Lands and Natural Resources Minister, John-Peter Amewu is pushing for Ghana to cancel its stability agreements with major mining companies operating in the country.
The Minister Nominee says key in his administration will be to scrap the country’s stability agreements with multinational mining companies.
Mr. Amewu asserts that the Ghanaian economy risks being short-changed if the agreements are not reviewed to meet dynamic trends.
“The stabilization contract in my view should not be allowed for emerging countries like Ghana. Any country or oil rich nation that would want to impose stabilization clauses is because of fear of the IOC or the international mining company of the level of stability in that country. Ghana is a very peaceful country; the democracy that we have enjoyed alone is a credit. As such what is the essence in giving more stabilization for IOCs that may have a fear,” he told Parliament’s Appointments Committee.
Ghana currently has stability agreements with Newmont Ghana Limited, AngloGold Ashanti and Goldfields Ghana Limited.
The contract, among others shields the companies from any effects of new enactments or orders.
Also, the companies are protected against changes to the levels of payments of any customs or other duties relating to mining operations, taxes, fees and other fiscal imposts or laws relating to exchange control, transfer of capital and dividend remittance for an agreed period of time.
A recent decision by the Finance Ministry to renew the agreement with Goldfields Ghana Limited was met with stiff opposition from civil society groups in the extractive sector.
In addition, the Chairman of the government committee set up to review Ghana’s stability agreements, Prof. Akilakpa Sawyer has also lamented what he describes as shoddy work done prior to the signing of earlier agreements.
But John –Peter Amewu maintains that Ghana’s stable political climate provides a conducive platform for an overhaul of stability agreements.
As a remedy, Mr.

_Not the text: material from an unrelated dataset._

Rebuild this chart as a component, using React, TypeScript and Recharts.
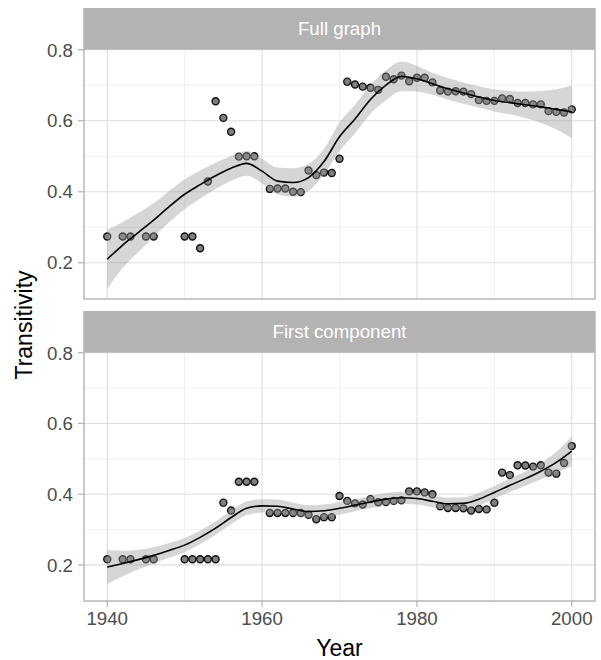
import React from "react";
import {
  ComposedChart,
  Scatter,
  Line,
  Area,
  XAxis,
  YAxis,
  ReferenceLine,
} from "recharts";

// ---------- data ----------
const years = [
  1940, 1942, 1943, 1945, 1946, 1950, 1951, 1952, 1953, 1954, 1955, 1956, 1957,
  1958, 1959, 1961, 1962, 1963, 1964, 1965, 1966, 1967, 1968, 1969, 1970, 1971,
  1972, 1973, 1974, 1975, 1976, 1977, 1978, 1979, 1980, 1981, 1982, 1983, 1984,
  1985, 1986, 1987, 1988, 1989, 1990, 1991, 1992, 1993, 1994, 1995, 1996, 1997,
  1998, 1999, 2000,
];

const fullGraph = [
  0.274, 0.274, 0.274, 0.274, 0.274, 0.274, 0.274, 0.241, 0.429, 0.655, 0.608,
  0.569, 0.499, 0.5, 0.5, 0.408, 0.409, 0.409, 0.4, 0.399, 0.46, 0.447, 0.454,
  0.453, 0.493, 0.71, 0.702, 0.696, 0.693, 0.687, 0.724, 0.717, 0.727, 0.711,
  0.721, 0.721, 0.708, 0.685, 0.682, 0.683, 0.682, 0.675, 0.658, 0.656, 0.656,
  0.663, 0.661, 0.65, 0.65, 0.646, 0.646, 0.627, 0.625, 0.623, 0.632,
];

const firstComponent = [
  0.216, 0.216, 0.216, 0.216, 0.216, 0.216, 0.216, 0.216, 0.216, 0.216, 0.376,
  0.354, 0.435, 0.435, 0.435, 0.347, 0.347, 0.347, 0.347, 0.347, 0.342, 0.329,
  0.335, 0.335, 0.395, 0.381, 0.374, 0.371, 0.386, 0.377, 0.378, 0.381, 0.383,
  0.408, 0.408, 0.405, 0.4, 0.366, 0.361, 0.361, 0.36, 0.354, 0.358, 0.357,
  0.376, 0.461, 0.454, 0.482, 0.481, 0.478, 0.482, 0.461, 0.458, 0.488, 0.536,
];

const smoothYears = [
  1940, 1942, 1944, 1946, 1948, 1950, 1952, 1954, 1956, 1958, 1960, 1962, 1964,
  1966, 1968, 1970, 1972, 1974, 1976, 1978, 1980, 1982, 1984, 1986, 1988, 1990,
  1992, 1994, 1996, 1998, 2000,
];

const fullFit = [
  0.21, 0.25, 0.285, 0.32, 0.358, 0.393, 0.42, 0.445, 0.466, 0.48, 0.458, 0.43,
  0.426, 0.44, 0.485, 0.555, 0.605, 0.66, 0.7, 0.725, 0.718, 0.704, 0.69, 0.678,
  0.667, 0.657, 0.651, 0.645, 0.639, 0.632, 0.625,
];
const fullLo = [
  0.127, 0.185, 0.23, 0.272, 0.314, 0.351, 0.38, 0.408, 0.431, 0.445, 0.423,
  0.392, 0.386, 0.402, 0.449, 0.515, 0.565, 0.62, 0.658, 0.683, 0.682, 0.673,
  0.66, 0.648, 0.637, 0.626, 0.618, 0.608, 0.594, 0.575, 0.551,
];
const fullHi = [
  0.293, 0.315, 0.34, 0.368, 0.402, 0.435, 0.46, 0.482, 0.501, 0.515, 0.493,
  0.468, 0.466, 0.478, 0.521, 0.595, 0.645, 0.7, 0.742, 0.767, 0.754, 0.735,
  0.72, 0.708, 0.697, 0.688, 0.684, 0.682, 0.684, 0.689, 0.699,
];

const compFit = [
  0.194, 0.204, 0.215, 0.227, 0.241, 0.256, 0.278, 0.304, 0.334, 0.36, 0.367,
  0.366, 0.358, 0.351, 0.353, 0.36, 0.369, 0.378, 0.386, 0.39, 0.388, 0.38,
  0.373, 0.374, 0.386, 0.405, 0.425, 0.444, 0.465, 0.49, 0.522,
];
const compLo = [
  0.146, 0.168, 0.187, 0.204, 0.22, 0.236, 0.259, 0.285, 0.315, 0.341, 0.348,
  0.347, 0.34, 0.333, 0.335, 0.342, 0.352, 0.361, 0.369, 0.373, 0.371, 0.363,
  0.356, 0.357, 0.368, 0.387, 0.406, 0.424, 0.442, 0.46, 0.48,
];
const compHi = [
  0.242, 0.24, 0.243, 0.25, 0.262, 0.276, 0.297, 0.323, 0.353, 0.379, 0.386,
  0.385, 0.376, 0.369, 0.371, 0.378, 0.386, 0.395, 0.403, 0.407, 0.405, 0.397,
  0.39, 0.391, 0.404, 0.423, 0.444, 0.464, 0.488, 0.52, 0.564,
];

const panelTitles = ["Full graph", "First component"];
const xTicks = [1940, 1960, 1980, 2000];
const xMinor = [1950, 1970, 1990];
const yTicks = [0.2, 0.4, 0.6, 0.8];
const yMinor = [0.3, 0.5, 0.7];
const xDomain: [number, number] = [1937, 2003];
const yDomain: [number, number] = [0.098, 0.802];

// ---------- layout ----------
const FONT = "'Liberation Sans', Arial, Helvetica, sans-serif";
const PLOT_L = 84;
const PLOT_R = 595;
const P1_TOP = 49;
const P1_BOT = 299;
const P2_TOP = 352;
const P2_BOT = 601;
const STRIP_H = 41;
const GREY70 = "#b3b3b3";
const GRID = "#dedede";

const buildPoints = (vals: number[]) =>
  years.map((y, i) => ({ year: y, value: vals[i] }));
const buildSmooth = (fit: number[], lo: number[], hi: number[]) =>
  smoothYears.map((y, i) => ({ year: y, fit: fit[i], range: [lo[i], hi[i]] }));

const Dot = (props: any) => {
  const { cx, cy } = props;
  if (cx == null || cy == null) return null;
  return (
    <circle cx={cx} cy={cy} r={3.5} fill="#7f7f7f" stroke="#111" strokeWidth={1.4} />
  );
};

const tickStyle = { fill: "#4d4d4d", fontSize: 18.7, fontFamily: FONT };

function BasePanel({
  points,
  showX,
  height,
}: {
  points: { year: number; value: number }[];
  showX: boolean;
  height: number;
}) {
  return (
    <ComposedChart
      width={601}
      height={height}
      margin={{ top: 10, right: 601 - PLOT_R, bottom: showX ? 0 : 10, left: 0 }}
    >
      <XAxis
        type="number"
        dataKey="year"
        domain={xDomain}
        allowDataOverflow
        ticks={xTicks}
        hide={!showX}
        height={40}
        axisLine={false}
        tickLine={{ stroke: GREY70, strokeWidth: 1.2 }}
        tickSize={6}
        tickMargin={5}
        tick={tickStyle}
      />
      <YAxis
        type="number"
        domain={yDomain}
        allowDataOverflow
        ticks={yTicks}
        width={PLOT_L}
        axisLine={false}
        tickLine={{ stroke: GREY70, strokeWidth: 1.2 }}
        tickSize={6}
        tickMargin={5}
        tickFormatter={(v: number) => v.toFixed(1)}
        tick={tickStyle}
      />
      {yMinor.map((v) => (
        <ReferenceLine key={"ym" + v} y={v} stroke="#ececec" strokeWidth={0.8} />
      ))}
      {xMinor.map((v) => (
        <ReferenceLine key={"xm" + v} x={v} stroke="#ececec" strokeWidth={0.8} />
      ))}
      {yTicks.map((v) => (
        <ReferenceLine key={"y" + v} y={v} stroke={GRID} strokeWidth={1.1} />
      ))}
      {xTicks.map((v) => (
        <ReferenceLine key={"x" + v} x={v} stroke={GRID} strokeWidth={1.1} />
      ))}
      <Scatter data={points} dataKey="value" shape={Dot} isAnimationActive={false} />
    </ComposedChart>
  );
}

function SmoothPanel({
  smooth,
  showX,
  height,
}: {
  smooth: any[];
  showX: boolean;
  height: number;
}) {
  return (
    <ComposedChart
      width={601}
      height={height}
      data={smooth}
      margin={{
        top: 10,
        right: 601 - PLOT_R,
        bottom: showX ? 40 : 10,
        left: PLOT_L,
      }}
    >
      <XAxis type="number" dataKey="year" domain={xDomain} allowDataOverflow hide />
      <YAxis type="number" domain={yDomain} allowDataOverflow hide />
      <Area
        dataKey="range"
        type="monotone"
        fill="#999999"
        fillOpacity={0.4}
        stroke="none"
        isAnimationActive={false}
        activeDot={false}
      />
      <Line
        dataKey="fit"
        type="monotone"
        stroke="#000"
        strokeWidth={1.6}
        dot={false}
        activeDot={false}
        isAnimationActive={false}
      />
    </ComposedChart>
  );
}

export default function App() {
  const p1 = buildPoints(fullGraph);
  const p2 = buildPoints(firstComponent);
  const s1 = buildSmooth(fullFit, fullLo, fullHi);
  const s2 = buildSmooth(compFit, compLo, compHi);
  const plotW = PLOT_R - PLOT_L;
  const cx = (PLOT_L + PLOT_R) / 2;
  const h1 = P1_BOT - P1_TOP + 20;
  const h2 = P2_BOT - P2_TOP + 50;
  const abs = (top: number): React.CSSProperties => ({
    position: "absolute",
    left: 0,
    top,
  });
  return (
    <div
      style={{
        position: "absolute",
        left: 0,
        top: 0,
        width: 601,
        height: 660,
        background: "#fff",
        fontFamily: FONT,
      }}
    >
      <div style={abs(P1_TOP - 10)}>
        <BasePanel points={p1} showX={false} height={h1} />
      </div>
      <div style={abs(P1_TOP - 10)}>
        <SmoothPanel smooth={s1} showX={false} height={h1} />
      </div>
      <div style={abs(P2_TOP - 10)}>
        <BasePanel points={p2} showX={true} height={h2} />
      </div>
      <div style={abs(P2_TOP - 10)}>
        <SmoothPanel smooth={s2} showX={true} height={h2} />
      </div>
      <svg
        width={601}
        height={660}
        style={{ position: "absolute", left: 0, top: 0, pointerEvents: "none" }}
      >
        {[
          [P1_TOP, P1_BOT],
          [P2_TOP, P2_BOT],
        ].map(([t, b], i) => (
          <g key={i}>
            <rect
              x={PLOT_L}
              y={t}
              width={plotW}
              height={b - t}
              fill="none"
              stroke={GREY70}
              strokeWidth={1.4}
            />
            <rect
              x={PLOT_L - 0.7}
              y={t - STRIP_H}
              width={plotW + 1.4}
              height={STRIP_H}
              fill={GREY70}
            />
            <text
              x={cx}
              y={t - STRIP_H / 2}
              textAnchor="middle"
              dominantBaseline="central"
              fill="#ffffff"
              fontSize={18.7}
              fontFamily={FONT}
            >
              {panelTitles[i]}
            </text>
          </g>
        ))}
        <text
          x={cx}
          y={648}
          textAnchor="middle"
          dominantBaseline="central"
          fill="#000"
          fontSize={23}
          fontFamily={FONT}
        >
          Year
        </text>
        <text
          x={24}
          y={(P1_TOP + P2_BOT) / 2}
          textAnchor="middle"
          dominantBaseline="central"
          fill="#000"
          fontSize={23}
          fontFamily={FONT}
          transform={`rotate(-90 24 ${(P1_TOP + P2_BOT) / 2})`}
        >
          Transitivity
        </text>
      </svg>
    </div>
  );
}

Amewu argued that the NPP government will provide favourable economic climate to allow mining companies reap benefits on their investments.
“Issues of economic equilibrium is far better than a complete freeze of a contract where there is a change in law, the government has no recourse to do anything, I don’t think it is fair,”
“Through stakeholder discussions and engagements, we should be able to review some of these agreements,” the Lands minister concluded.